- Extracted entries
_ _ _
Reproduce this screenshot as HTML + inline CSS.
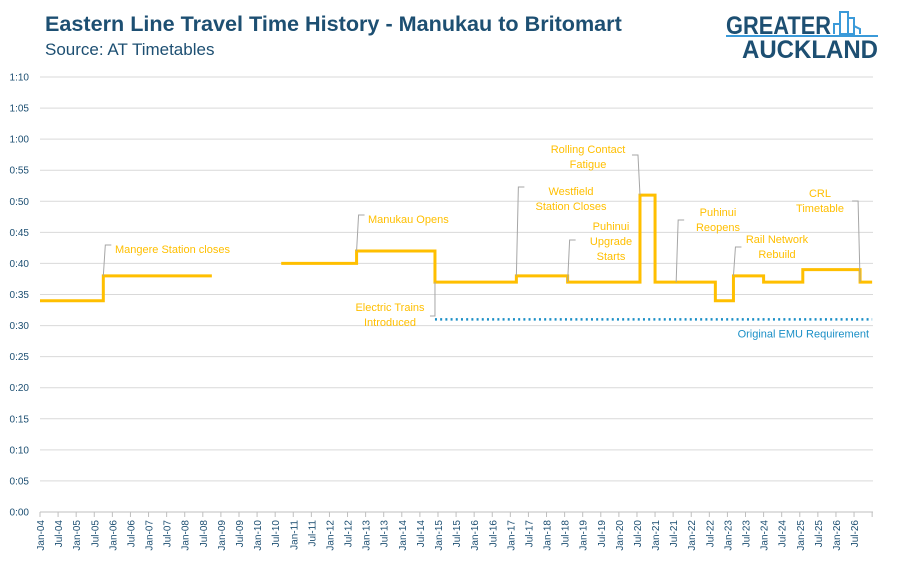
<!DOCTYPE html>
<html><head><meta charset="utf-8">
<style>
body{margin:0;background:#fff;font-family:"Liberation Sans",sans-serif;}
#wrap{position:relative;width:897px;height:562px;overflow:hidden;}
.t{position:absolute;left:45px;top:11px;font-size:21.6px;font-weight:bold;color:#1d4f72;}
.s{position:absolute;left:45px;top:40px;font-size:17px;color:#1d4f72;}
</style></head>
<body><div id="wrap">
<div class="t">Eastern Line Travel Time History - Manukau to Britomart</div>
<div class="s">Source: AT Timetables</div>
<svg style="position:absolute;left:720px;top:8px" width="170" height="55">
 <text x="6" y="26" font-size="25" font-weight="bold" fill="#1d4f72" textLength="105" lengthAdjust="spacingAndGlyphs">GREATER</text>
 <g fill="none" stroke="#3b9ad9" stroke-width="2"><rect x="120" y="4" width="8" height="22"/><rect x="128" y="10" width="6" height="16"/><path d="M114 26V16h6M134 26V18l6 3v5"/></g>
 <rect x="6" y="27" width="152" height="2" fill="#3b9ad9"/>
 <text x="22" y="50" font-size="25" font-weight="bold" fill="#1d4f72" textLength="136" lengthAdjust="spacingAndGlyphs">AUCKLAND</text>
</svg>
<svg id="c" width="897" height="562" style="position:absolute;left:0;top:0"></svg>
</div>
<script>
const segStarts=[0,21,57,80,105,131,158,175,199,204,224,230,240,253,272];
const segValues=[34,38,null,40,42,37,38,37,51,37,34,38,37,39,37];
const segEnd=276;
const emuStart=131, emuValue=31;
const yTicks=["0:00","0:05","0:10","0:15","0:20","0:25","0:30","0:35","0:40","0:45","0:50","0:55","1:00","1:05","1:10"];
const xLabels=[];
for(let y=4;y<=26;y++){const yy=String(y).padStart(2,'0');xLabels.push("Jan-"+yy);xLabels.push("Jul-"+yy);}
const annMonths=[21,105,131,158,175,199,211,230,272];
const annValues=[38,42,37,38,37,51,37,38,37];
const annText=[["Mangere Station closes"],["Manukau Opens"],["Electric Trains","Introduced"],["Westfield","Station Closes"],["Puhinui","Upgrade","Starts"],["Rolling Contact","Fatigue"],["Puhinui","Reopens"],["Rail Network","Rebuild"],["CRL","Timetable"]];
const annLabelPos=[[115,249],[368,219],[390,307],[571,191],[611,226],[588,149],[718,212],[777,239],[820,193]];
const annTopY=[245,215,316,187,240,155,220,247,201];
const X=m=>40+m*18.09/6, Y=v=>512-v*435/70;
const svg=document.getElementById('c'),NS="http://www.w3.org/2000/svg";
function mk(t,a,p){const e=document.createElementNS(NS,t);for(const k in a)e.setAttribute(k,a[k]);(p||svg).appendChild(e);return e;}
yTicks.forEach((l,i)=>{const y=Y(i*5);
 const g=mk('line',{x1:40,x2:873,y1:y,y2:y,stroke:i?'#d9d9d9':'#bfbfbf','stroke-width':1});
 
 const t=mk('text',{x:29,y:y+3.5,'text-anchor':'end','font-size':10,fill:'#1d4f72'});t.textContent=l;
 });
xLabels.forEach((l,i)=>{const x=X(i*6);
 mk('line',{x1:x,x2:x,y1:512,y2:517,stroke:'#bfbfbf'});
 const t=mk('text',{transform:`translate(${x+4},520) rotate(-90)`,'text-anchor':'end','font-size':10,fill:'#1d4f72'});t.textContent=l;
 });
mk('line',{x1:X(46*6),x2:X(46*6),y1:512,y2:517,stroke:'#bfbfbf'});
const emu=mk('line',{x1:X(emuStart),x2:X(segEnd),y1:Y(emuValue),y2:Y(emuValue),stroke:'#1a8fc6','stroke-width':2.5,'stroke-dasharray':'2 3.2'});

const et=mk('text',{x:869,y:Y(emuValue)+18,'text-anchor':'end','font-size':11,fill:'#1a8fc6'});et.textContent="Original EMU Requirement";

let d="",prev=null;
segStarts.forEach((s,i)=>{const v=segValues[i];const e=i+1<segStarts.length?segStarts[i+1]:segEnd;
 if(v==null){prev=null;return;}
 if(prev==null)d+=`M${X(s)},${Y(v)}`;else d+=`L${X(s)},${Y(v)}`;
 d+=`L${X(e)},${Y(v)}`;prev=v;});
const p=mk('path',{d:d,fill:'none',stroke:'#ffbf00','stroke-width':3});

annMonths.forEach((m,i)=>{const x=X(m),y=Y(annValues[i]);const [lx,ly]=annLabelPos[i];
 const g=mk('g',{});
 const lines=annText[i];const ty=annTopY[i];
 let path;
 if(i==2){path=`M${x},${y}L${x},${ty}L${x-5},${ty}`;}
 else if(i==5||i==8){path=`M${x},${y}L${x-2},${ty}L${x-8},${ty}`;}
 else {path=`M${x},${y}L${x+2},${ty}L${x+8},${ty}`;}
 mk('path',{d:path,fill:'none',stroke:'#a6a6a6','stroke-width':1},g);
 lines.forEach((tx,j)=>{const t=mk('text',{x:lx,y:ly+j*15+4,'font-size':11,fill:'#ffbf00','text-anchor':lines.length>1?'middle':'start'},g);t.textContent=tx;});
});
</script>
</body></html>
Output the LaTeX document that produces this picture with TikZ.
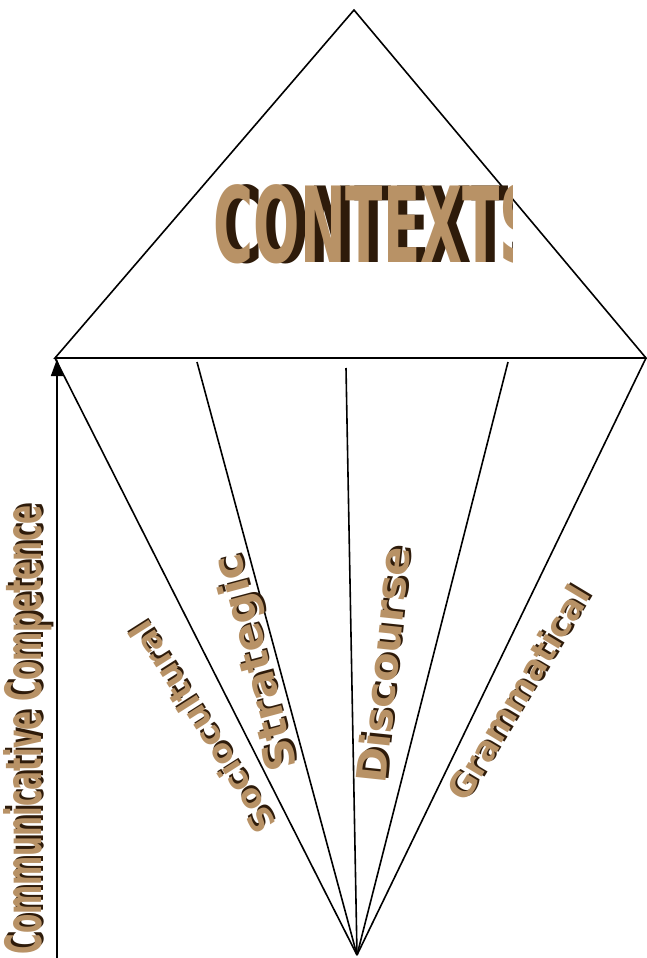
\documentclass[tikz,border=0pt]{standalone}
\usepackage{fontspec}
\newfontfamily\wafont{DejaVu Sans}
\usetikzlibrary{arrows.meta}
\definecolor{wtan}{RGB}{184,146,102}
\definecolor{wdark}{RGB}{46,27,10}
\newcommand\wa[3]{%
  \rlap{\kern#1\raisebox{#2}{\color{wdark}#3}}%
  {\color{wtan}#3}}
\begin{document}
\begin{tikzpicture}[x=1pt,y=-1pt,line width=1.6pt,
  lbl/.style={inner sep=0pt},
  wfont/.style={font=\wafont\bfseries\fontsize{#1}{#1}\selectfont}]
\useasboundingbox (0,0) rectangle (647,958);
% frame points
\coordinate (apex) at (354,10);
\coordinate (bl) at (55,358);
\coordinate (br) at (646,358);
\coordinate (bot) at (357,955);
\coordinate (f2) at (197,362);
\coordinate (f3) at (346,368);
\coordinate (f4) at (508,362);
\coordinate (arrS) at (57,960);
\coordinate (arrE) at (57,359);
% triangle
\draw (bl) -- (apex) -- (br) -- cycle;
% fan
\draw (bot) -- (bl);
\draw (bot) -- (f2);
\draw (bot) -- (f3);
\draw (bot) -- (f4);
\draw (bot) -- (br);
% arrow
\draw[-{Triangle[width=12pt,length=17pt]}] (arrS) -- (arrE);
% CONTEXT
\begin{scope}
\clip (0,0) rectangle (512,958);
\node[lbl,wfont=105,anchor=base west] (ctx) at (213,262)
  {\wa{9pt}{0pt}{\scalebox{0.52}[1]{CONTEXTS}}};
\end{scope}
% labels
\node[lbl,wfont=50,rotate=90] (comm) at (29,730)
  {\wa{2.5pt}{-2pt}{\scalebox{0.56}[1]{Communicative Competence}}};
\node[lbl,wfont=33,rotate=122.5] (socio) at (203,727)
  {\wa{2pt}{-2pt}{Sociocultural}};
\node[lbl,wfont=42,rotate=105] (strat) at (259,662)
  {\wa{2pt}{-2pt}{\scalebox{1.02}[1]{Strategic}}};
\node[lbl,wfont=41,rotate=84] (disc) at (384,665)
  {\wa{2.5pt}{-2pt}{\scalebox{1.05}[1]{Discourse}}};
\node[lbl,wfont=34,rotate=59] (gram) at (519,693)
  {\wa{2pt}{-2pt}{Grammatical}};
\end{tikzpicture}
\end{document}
_ _ _
- Do this
Reproduce every line above as written, skipping pictures.

- Task output
Reproduce this screenshot as HTML + inline CSS.
<!DOCTYPE html>
<html><head><meta charset="utf-8">
<style>
body{margin:0;background:#fff;font-family:"Liberation Sans",sans-serif;}
#wrap{position:relative;width:897px;height:562px;overflow:hidden;}
.t{position:absolute;left:45px;top:11px;font-size:21.6px;font-weight:bold;color:#1d4f72;}
.s{position:absolute;left:45px;top:40px;font-size:17px;color:#1d4f72;}
</style></head>
<body><div id="wrap">
<div class="t">Eastern Line Travel Time History - Manukau to Britomart</div>
<div class="s">Source: AT Timetables</div>
<svg style="position:absolute;left:720px;top:8px" width="170" height="55">
 <text x="6" y="26" font-size="25" font-weight="bold" fill="#1d4f72" textLength="105" lengthAdjust="spacingAndGlyphs">GREATER</text>
 <g fill="none" stroke="#3b9ad9" stroke-width="2"><rect x="120" y="4" width="8" height="22"/><rect x="128" y="10" width="6" height="16"/><path d="M114 26V16h6M134 26V18l6 3v5"/></g>
 <rect x="6" y="27" width="152" height="2" fill="#3b9ad9"/>
 <text x="22" y="50" font-size="25" font-weight="bold" fill="#1d4f72" textLength="136" lengthAdjust="spacingAndGlyphs">AUCKLAND</text>
</svg>
<svg id="c" width="897" height="562" style="position:absolute;left:0;top:0"></svg>
</div>
<script>
const segStarts=[0,21,57,80,105,131,158,175,199,204,224,230,240,253,272];
const segValues=[34,38,null,40,42,37,38,37,51,37,34,38,37,39,37];
const segEnd=276;
const emuStart=131, emuValue=31;
const yTicks=["0:00","0:05","0:10","0:15","0:20","0:25","0:30","0:35","0:40","0:45","0:50","0:55","1:00","1:05","1:10"];
const xLabels=[];
for(let y=4;y<=26;y++){const yy=String(y).padStart(2,'0');xLabels.push("Jan-"+yy);xLabels.push("Jul-"+yy);}
const annMonths=[21,105,131,158,175,199,211,230,272];
const annValues=[38,42,37,38,37,51,37,38,37];
const annText=[["Mangere Station closes"],["Manukau Opens"],["Electric Trains","Introduced"],["Westfield","Station Closes"],["Puhinui","Upgrade","Starts"],["Rolling Contact","Fatigue"],["Puhinui","Reopens"],["Rail Network","Rebuild"],["CRL","Timetable"]];
const annLabelPos=[[115,249],[368,219],[390,307],[571,191],[611,226],[588,149],[718,212],[777,239],[820,193]];
const annTopY=[245,215,316,187,240,155,220,247,201];
const X=m=>40+m*18.09/6, Y=v=>512-v*435/70;
const svg=document.getElementById('c'),NS="http://www.w3.org/2000/svg";
function mk(t,a,p){const e=document.createElementNS(NS,t);for(const k in a)e.setAttribute(k,a[k]);(p||svg).appendChild(e);return e;}
yTicks.forEach((l,i)=>{const y=Y(i*5);
 const g=mk('line',{x1:40,x2:873,y1:y,y2:y,stroke:i?'#d9d9d9':'#bfbfbf','stroke-width':1});
 
 const t=mk('text',{x:29,y:y+3.5,'text-anchor':'end','font-size':10,fill:'#1d4f72'});t.textContent=l;
 });
xLabels.forEach((l,i)=>{const x=X(i*6);
 mk('line',{x1:x,x2:x,y1:512,y2:517,stroke:'#bfbfbf'});
 const t=mk('text',{transform:`translate(${x+4},520) rotate(-90)`,'text-anchor':'end','font-size':10,fill:'#1d4f72'});t.textContent=l;
 });
mk('line',{x1:X(46*6),x2:X(46*6),y1:512,y2:517,stroke:'#bfbfbf'});
const emu=mk('line',{x1:X(emuStart),x2:X(segEnd),y1:Y(emuValue),y2:Y(emuValue),stroke:'#1a8fc6','stroke-width':2.5,'stroke-dasharray':'2 3.2'});

const et=mk('text',{x:869,y:Y(emuValue)+18,'text-anchor':'end','font-size':11,fill:'#1a8fc6'});et.textContent="Original EMU Requirement";

let d="",prev=null;
segStarts.forEach((s,i)=>{const v=segValues[i];const e=i+1<segStarts.length?segStarts[i+1]:segEnd;
 if(v==null){prev=null;return;}
 if(prev==null)d+=`M${X(s)},${Y(v)}`;else d+=`L${X(s)},${Y(v)}`;
 d+=`L${X(e)},${Y(v)}`;prev=v;});
const p=mk('path',{d:d,fill:'none',stroke:'#ffbf00','stroke-width':3});

annMonths.forEach((m,i)=>{const x=X(m),y=Y(annValues[i]);const [lx,ly]=annLabelPos[i];
 const g=mk('g',{});
 const lines=annText[i];const ty=annTopY[i];
 let path;
 if(i==2){path=`M${x},${y}L${x},${ty}L${x-5},${ty}`;}
 else if(i==5||i==8){path=`M${x},${y}L${x-2},${ty}L${x-8},${ty}`;}
 else {path=`M${x},${y}L${x+2},${ty}L${x+8},${ty}`;}
 mk('path',{d:path,fill:'none',stroke:'#a6a6a6','stroke-width':1},g);
 lines.forEach((tx,j)=>{const t=mk('text',{x:lx,y:ly+j*15+4,'font-size':11,fill:'#ffbf00','text-anchor':lines.length>1?'middle':'start'},g);t.textContent=tx;});
});
</script>
</body></html>
Output the LaTeX document that produces this picture with TikZ.
\documentclass[tikz,border=0pt]{standalone}
\usepackage{fontspec}
\newfontfamily\wafont{DejaVu Sans}
\usetikzlibrary{arrows.meta}
\definecolor{wtan}{RGB}{184,146,102}
\definecolor{wdark}{RGB}{46,27,10}
\newcommand\wa[3]{%
  \rlap{\kern#1\raisebox{#2}{\color{wdark}#3}}%
  {\color{wtan}#3}}
\begin{document}
\begin{tikzpicture}[x=1pt,y=-1pt,line width=1.6pt,
  lbl/.style={inner sep=0pt},
  wfont/.style={font=\wafont\bfseries\fontsize{#1}{#1}\selectfont}]
\useasboundingbox (0,0) rectangle (647,958);
% frame points
\coordinate (apex) at (354,10);
\coordinate (bl) at (55,358);
\coordinate (br) at (646,358);
\coordinate (bot) at (357,955);
\coordinate (f2) at (197,362);
\coordinate (f3) at (346,368);
\coordinate (f4) at (508,362);
\coordinate (arrS) at (57,960);
\coordinate (arrE) at (57,359);
% triangle
\draw (bl) -- (apex) -- (br) -- cycle;
% fan
\draw (bot) -- (bl);
\draw (bot) -- (f2);
\draw (bot) -- (f3);
\draw (bot) -- (f4);
\draw (bot) -- (br);
% arrow
\draw[-{Triangle[width=12pt,length=17pt]}] (arrS) -- (arrE);
% CONTEXT
\begin{scope}
\clip (0,0) rectangle (512,958);
\node[lbl,wfont=105,anchor=base west] (ctx) at (213,262)
  {\wa{9pt}{0pt}{\scalebox{0.52}[1]{CONTEXTS}}};
\end{scope}
% labels
\node[lbl,wfont=50,rotate=90] (comm) at (29,730)
  {\wa{2.5pt}{-2pt}{\scalebox{0.56}[1]{Communicative Competence}}};
\node[lbl,wfont=33,rotate=122.5] (socio) at (203,727)
  {\wa{2pt}{-2pt}{Sociocultural}};
\node[lbl,wfont=42,rotate=105] (strat) at (259,662)
  {\wa{2pt}{-2pt}{\scalebox{1.02}[1]{Strategic}}};
\node[lbl,wfont=41,rotate=84] (disc) at (384,665)
  {\wa{2.5pt}{-2pt}{\scalebox{1.05}[1]{Discourse}}};
\node[lbl,wfont=34,rotate=59] (gram) at (519,693)
  {\wa{2pt}{-2pt}{Grammatical}};
\end{tikzpicture}
\end{document}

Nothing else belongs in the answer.